On 08/07/2018 06:26 PM, Andy Shevchenko wrote:
Probably it's more clear to post the entire function here for a discussion:

int __bitmap_weight(const unsigned long *bitmap, unsigned int bits)
{
unsigned int k, lim = bits/BITS_PER_LONG;
int w = 0;

for (k = 0; k < lim; k++)
w += hweight_long(bitmap[k]);

if (bits % BITS_PER_LONG)
==> w += hweight_long(bitmap[k] & BITMAP_LAST_WORD_MASK(bits));

return w;
}

When the execution reaches "==>", isn't "k=lim"?
Let's check again, if bits == 0, bits % whatever == 0 as well, thus,
no execution. When bits < BITS_PER_LONG, the execution is fine (k = 0
and still 0).
When bits >= BITS_PER_LONG, but not aligned, k goes from 0 to lim and
last word is exactly the partially filled one. No problem here. Las
case if bits % BITS_PER_LONG == 0, but hey, we have a guard against
this.

So, where is the problem exactly?

There is no problem here. All the discussions here are about if it is better to
1) put this guard to the macro or 2) have each callers to do it.

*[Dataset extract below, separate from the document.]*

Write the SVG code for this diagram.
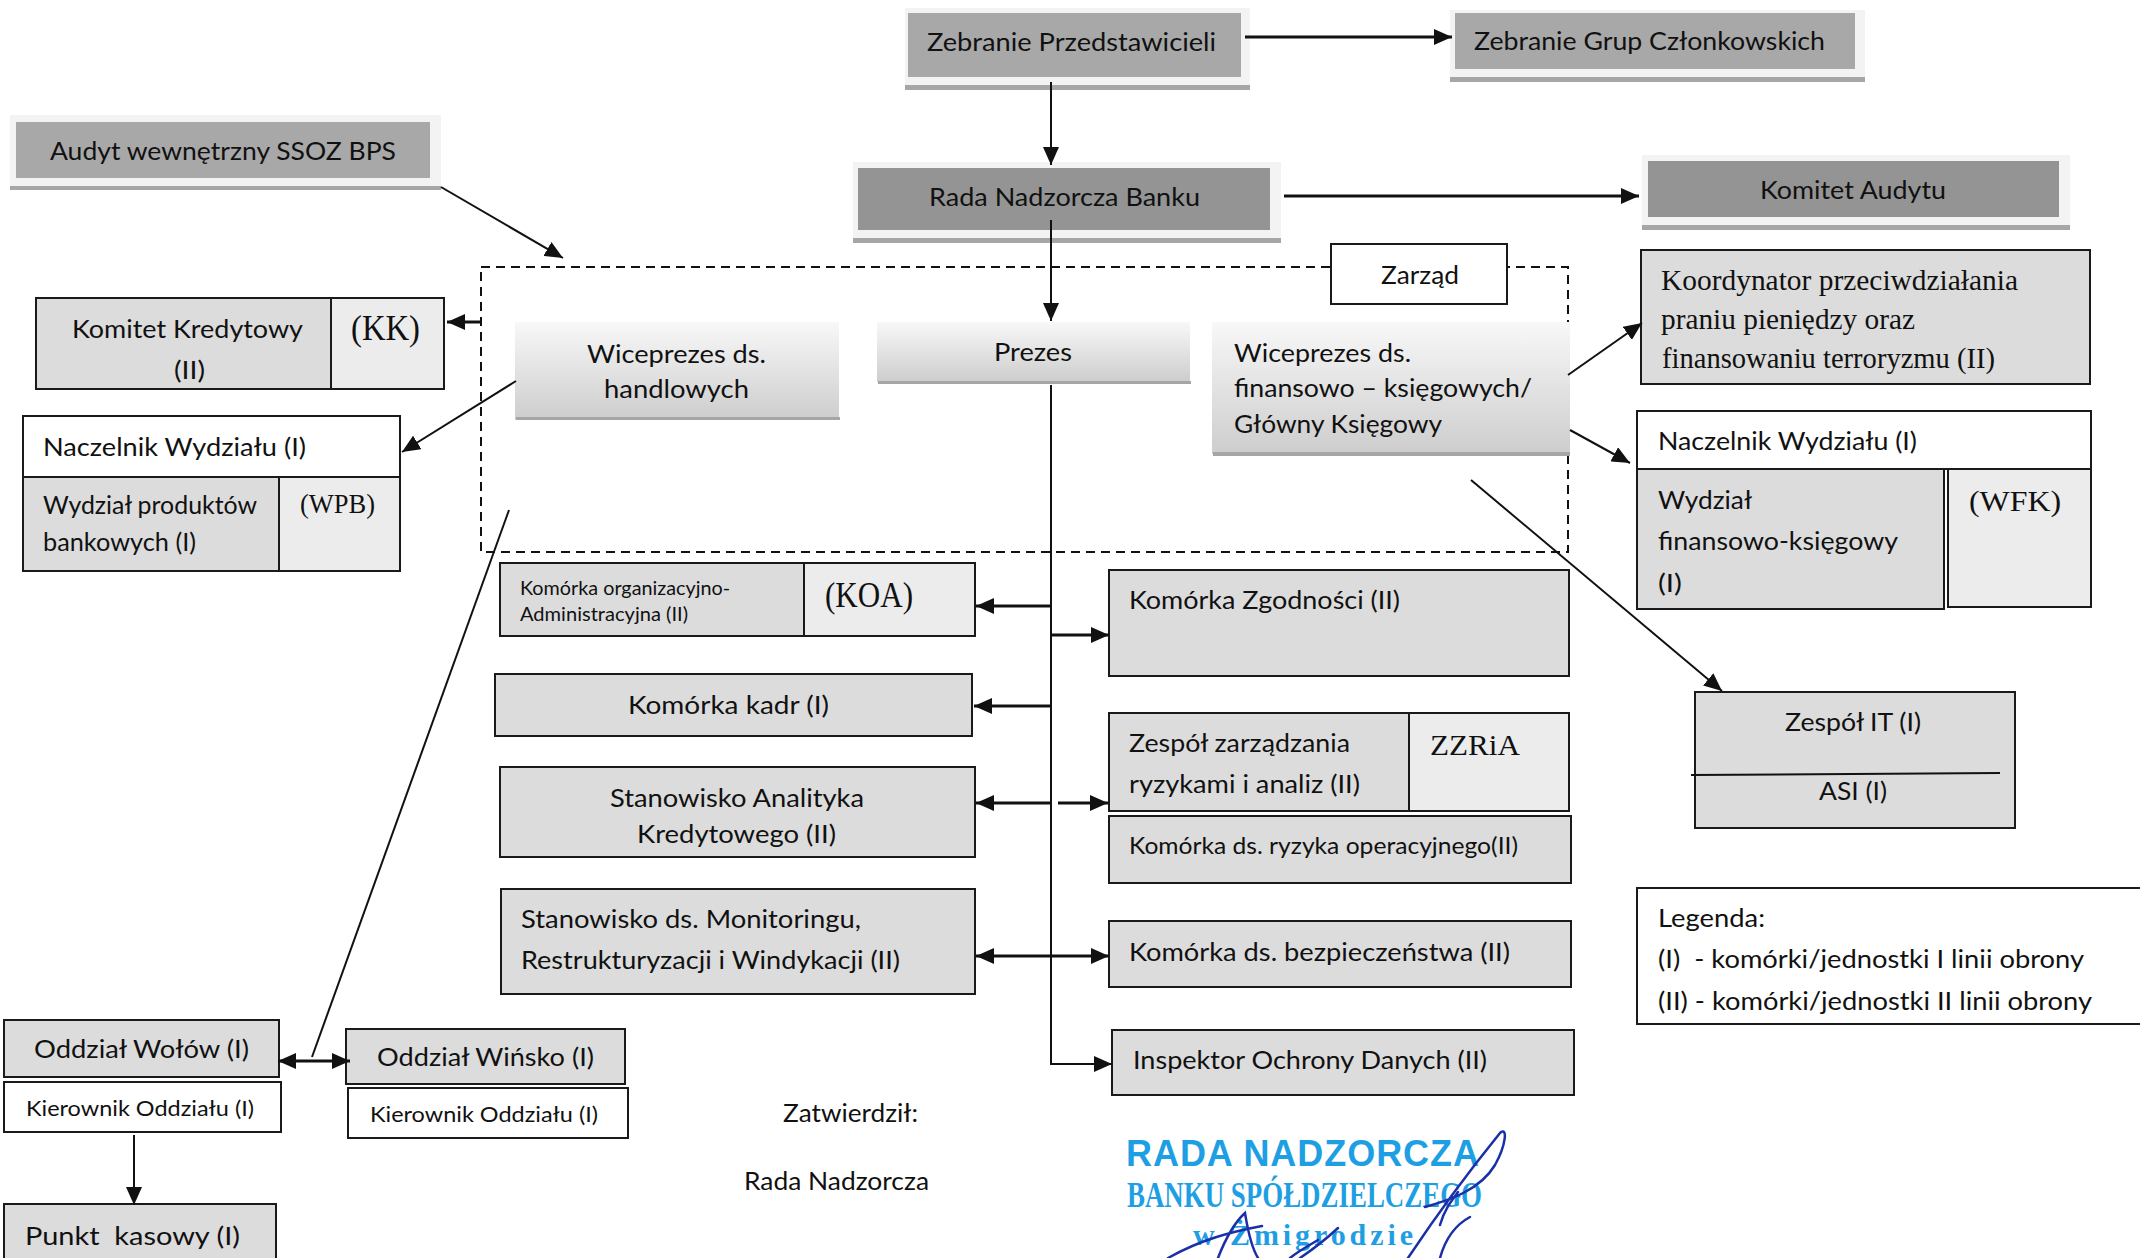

If we go with 2) as we discussed before, then do we need to add notes above the macro to people who will use/port this macro.



OTOH, for nbits=0, there _is_ no last word (since there are no words at
all), so by the time you want to apply the result of
BITMAP_LAST_WORD_MASK(0) to anything, you already have a bug, probably
either having read or being about to write into bitmap[0], which you
cannot do. Please check that user-space port and see if there are bugs
of that kind.
Yes, some callers there don't check for nbits=0, that's why I think it is
better to offload that check to the macro. The macro itself can be robust to
handle all the cases.
Where they are? Can't you point out?

"there", I meant that user-space port, not in the kernel.
e.g.
Line 225 at https://github.com/qemu/qemu/blob/master/include/qemu/bitmap.h
(there are a couple of other places)

nbits=64, means all the 64 bits need to mask

The two are different cases, I'm not sure why we let the macro to return the
same value.
The point is macro mustn't be called when nbits==0.


Yes, I fully agree with that point, but it seems Rasmus NAK-ed that point.

To conclude the point of the discussion: with the current macro, there is no doc saying 0 can't be given to this macro and "BITMAP_LAST_WORD_MASK(0)=0xffffffff" doesn't seem correct to me.